In Schnabel Foundation Co. v. National Union Fire Insurance Company of Pittsburgh, PA, No. 18-1782 (4th Cir. Jul. 10, 2019) (Unpublished Non-binding Precedent), a foundation subcontractor installed a support of excavation system to shore up the construction site to protect neighboring properties during construction. Apparently, the subcontractor did a poor job and adjacent buildings were damaged. This caused the municipality to issue a halt work order and it took a year before the support system could be completed properly and construction was allowed to restart.
The general contractor had purchased a CCIP program and the policy in issue here was the umbrella commercial general liability policy (“CGL”) (the primary policy was exhausted). Suits were brought by the neighboring properties and then by the various defendants against each other. Settlements were made and the subcontractor was assigned the rights of the general contractor. The subcontractor then sued the carrier seeking coverage to reimburse it for the settlement payments made for delay damages paid to the owner and the cost of the remediation work paid by the subcontractor to the general contractor. The carrier denied coverage and the district court granted summary judgment to the carrier.
In affirming, the circuit court held that the policy did not cover the subcontractor’s repair damages as a matter of law. The court noted that under New Jersey law, CGL policies cover damages to third-party property, not costs to replace a contractor’s own faulty work. Moreover, the circuit court agreed with the district court that Exclusion D barred coverage for all the claimed damages. Here’s where it gets complicated so if you should read the opinion.

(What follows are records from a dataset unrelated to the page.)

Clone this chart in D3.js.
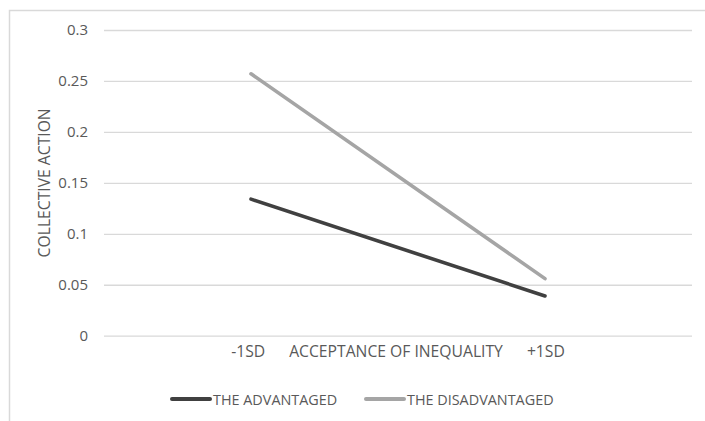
<!DOCTYPE html>
<html>
<head>
<meta charset="utf-8">
<script src="https://cdn.jsdelivr.net/npm/d3@7"></script>
<style>
  html, body { margin: 0; padding: 0; background: #fff; }
  svg { display: block; }
  text { font-family: "Open Sans", sans-serif; fill: #595959; }
</style>
</head>
<body>
<svg id="chart" width="705" height="421"></svg>
<script>
// ---- data ----
const seriesNames = ["THE ADVANTAGED", "THE DISADVANTAGED"];
const xValues = [-1, 1];
const advantaged = [0.134, 0.039];
const disadvantaged = [0.257, 0.056];
const yTickValues = [0, 0.05, 0.1, 0.15, 0.2, 0.25, 0.3];
const yTickLabels = ["0", "0.05", "0.1", "0.15", "0.2", "0.25", "0.3"];
const xTitleParts = ["-1SD", "ACCEPTANCE OF INEQUALITY", "+1SD"];
const yTitle = "COLLECTIVE ACTION";
const colors = ["#404040", "#a5a5a5"];

// ---- layout ----
const svg = d3.select("#chart");
const pLeft = 104, pRight = 692, pTop = 30, pBottom = 335.7;

// outer frame (clipped by the page)
svg.append("rect")
  .attr("x", 9.5).attr("y", 10.5)
  .attr("width", 720).attr("height", 440)
  .attr("fill", "none").attr("stroke", "#d9d9d9").attr("stroke-width", 1.5);

const x = d3.scaleLinear().domain([-2, 2]).range([pLeft, pRight]);
const y = d3.scaleLinear().domain([0, 0.3]).range([pBottom, pTop]);

// y axis with gridlines
const yAxis = d3.axisLeft(y)
  .tickValues(yTickValues)
  .tickFormat((d, i) => yTickLabels[i])
  .tickSize(-(pRight - pLeft))
  .tickPadding(16);

const gy = svg.append("g").attr("transform", `translate(${pLeft},0)`).call(yAxis);
gy.select(".domain").remove();
gy.selectAll(".tick line").attr("stroke", "#d9d9d9").attr("stroke-width", 1.3);
gy.selectAll(".tick text")
  .attr("font-size", 15)
  .attr("fill", "#595959")
  .attr("font-family", "Open Sans, sans-serif");

// y title
svg.append("text")
  .attr("transform", `translate(50,${(pTop + pBottom) / 2}) rotate(-90)`)
  .attr("text-anchor", "middle")
  .attr("font-size", 15.7)
  .text(yTitle);

// x title with the SD markers
const xt = svg.append("text")
  .attr("x", (pLeft + pRight) / 2)
  .attr("y", 356.5)
  .attr("text-anchor", "middle")
  .attr("font-size", 15.7);
xTitleParts.forEach((p, i) => {
  xt.append("tspan").attr("dx", i === 0 ? 0 : 24).text(p);
});

// lines
const series = [advantaged, disadvantaged];
const line = d3.line().x((d, i) => x(xValues[i])).y(d => y(d));
series.forEach((vals, s) => {
  svg.append("path")
    .datum(vals)
    .attr("d", line)
    .attr("fill", "none")
    .attr("stroke", colors[s])
    .attr("stroke-width", 3.6)
    .attr("stroke-linecap", "round");
});

// legend
const legendItems = [
  { x: 172, name: seriesNames[0], color: colors[0] },
  { x: 366, name: seriesNames[1], color: colors[1] }
];
legendItems.forEach(it => {
  svg.append("line")
    .attr("x1", it.x).attr("x2", it.x + 38)
    .attr("y1", 399).attr("y2", 399)
    .attr("stroke", it.color).attr("stroke-width", 4)
    .attr("stroke-linecap", "round");
  svg.append("text")
    .attr("x", it.x + 41).attr("y", 404.5)
    .attr("font-size", 14.4)
    .text(it.name);
});
</script>
</body>
</html>
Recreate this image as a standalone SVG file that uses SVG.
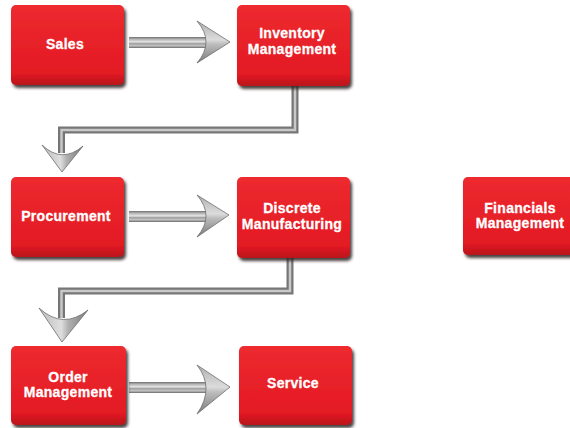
<svg xmlns="http://www.w3.org/2000/svg" width="570" height="428" viewBox="0 0 570 428">
<defs>
<linearGradient id="red" x1="0" y1="0" x2="0" y2="1">
<stop offset="0" stop-color="#ee2a2f"/>
<stop offset="0.85" stop-color="#e31a24"/>
<stop offset="1" stop-color="#b8141a"/>
</linearGradient>
<linearGradient id="shaftH" x1="0" y1="0" x2="0" y2="1">
<stop offset="0" stop-color="#707070"/>
<stop offset="0.2" stop-color="#b4b4b4"/>
<stop offset="0.45" stop-color="#e6e6e6"/>
<stop offset="0.6" stop-color="#a0a0a0"/>
<stop offset="0.8" stop-color="#c4c4c4"/>
<stop offset="1" stop-color="#6a6a6a"/>
</linearGradient>
<linearGradient id="headR" x1="0" y1="0" x2="0" y2="1">
<stop offset="0" stop-color="#b0b0b0"/>
<stop offset="0.45" stop-color="#dcdcdc"/>
<stop offset="0.55" stop-color="#bdbdbd"/>
<stop offset="1" stop-color="#7a7a7a"/>
</linearGradient>
<linearGradient id="headD" x1="0" y1="0" x2="1" y2="0">
<stop offset="0" stop-color="#bcbcbc"/>
<stop offset="0.45" stop-color="#dedede"/>
<stop offset="0.6" stop-color="#b0b0b0"/>
<stop offset="1" stop-color="#7a7a7a"/>
</linearGradient>
<filter id="sh" x="-10%" y="-10%" width="125%" height="130%">
<feDropShadow dx="2" dy="3" stdDeviation="1.5" flood-color="#2a1a1a" flood-opacity="0.85"/>
</filter>
</defs>
<style>
.box{fill:url(#red);filter:url(#sh)}
.lbl{font-family:"Liberation Sans",Arial,Helvetica,sans-serif;font-weight:bold;font-size:14px;letter-spacing:0.3px;fill:#ffffff;stroke:#ffffff;stroke-width:0.3;text-anchor:middle}
.shaft{fill:url(#shaftH)}
.head{fill:url(#headR);stroke:#6e6e6e;stroke-width:0.8}
.headd{fill:url(#headD);stroke:#6e6e6e;stroke-width:0.8}
.elbowO{fill:none;stroke:#767676;stroke-width:7;stroke-linejoin:miter}
.elbowI{fill:none;stroke:#c9c9c9;stroke-width:2.5;stroke-linejoin:miter}
</style>
<g id="connectors">
<rect class="shaft" x="129" y="37" width="78" height="11"/>
<path class="head" d="M197,21 L230,42 L197,63 Q215,42 197,21 Z"/>
<rect class="shaft" x="129" y="211" width="78" height="11"/>
<path class="head" d="M197,195 L229,215 L197,237 Q215,216 197,195 Z"/>
<rect class="shaft" x="129" y="382" width="78" height="11"/>
<path class="head" d="M197,365 L230,387 L197,414 Q215,388 197,365 Z"/>
<path class="elbowO" d="M295,86 V130 H61.5 V153"/>
<path class="elbowI" d="M295,86 V130 H61.5 V153"/>
<path class="headd" d="M42,145 Q62,164 83,146 L62,172 Z"/>
<path class="elbowO" d="M290,258 V291 H61.5 V318"/>
<path class="elbowI" d="M290,258 V291 H61.5 V318"/>
<path class="headd" d="M39,308 Q63,330 88,310 L62,342 Z"/>
</g>
<g id="sales"><rect class="box" x="11" y="5" width="113" height="80" rx="5"/><text class="lbl" x="65" y="49">Sales</text></g>
<g id="inventory"><rect class="box" x="237" y="5" width="113" height="81" rx="5"/><text class="lbl" x="292" y="38">Inventory</text><text class="lbl" x="292" y="54">Management</text></g>
<g id="procurement"><rect class="box" x="11" y="177" width="113" height="80" rx="5"/><text class="lbl" x="66" y="221">Procurement</text></g>
<g id="discrete"><rect class="box" x="237" y="177" width="113" height="81" rx="5"/><text class="lbl" x="292" y="213">Discrete</text><text class="lbl" x="292" y="229">Manufacturing</text></g>
<g id="financials"><rect class="box" x="463" y="177" width="115" height="78" rx="5"/><text class="lbl" x="520" y="213">Financials</text><text class="lbl" x="520" y="228">Management</text></g>
<g id="order"><rect class="box" x="11" y="346" width="115" height="79" rx="5"/><text class="lbl" x="68" y="382">Order</text><text class="lbl" x="68" y="397">Management</text></g>
<g id="service"><rect class="box" x="239" y="346" width="113" height="79" rx="5"/><text class="lbl" x="293" y="388">Service</text></g>
</svg>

The exclusion precludes coverage if the property is “Impaired Property” or property that has not been physically injured and the property suffers “Property Damage” consisting of “a defect, deficiency, inadequacy or dangerous condition in … Your Work; or … a delay or failure by you or anyone acting on your behalf to perform a contract.” The court agreed that this provision applied to the subcontractor as a party that did work for the named insured under the CCIP and that either the property was impaired or not physically injured (the damage was to adjacent properties and the site was shut down because of the faulty supports) and that the damage was caused by the subcontractor’s faulty work and the delays caused by the faulty work and the need to remediate. The court rejected the subcontractor’s argument that the excavation support system had a sudden and accidental physical injury, finding that there was no physical injury, just defective workmanship (a business risk as the district court put it).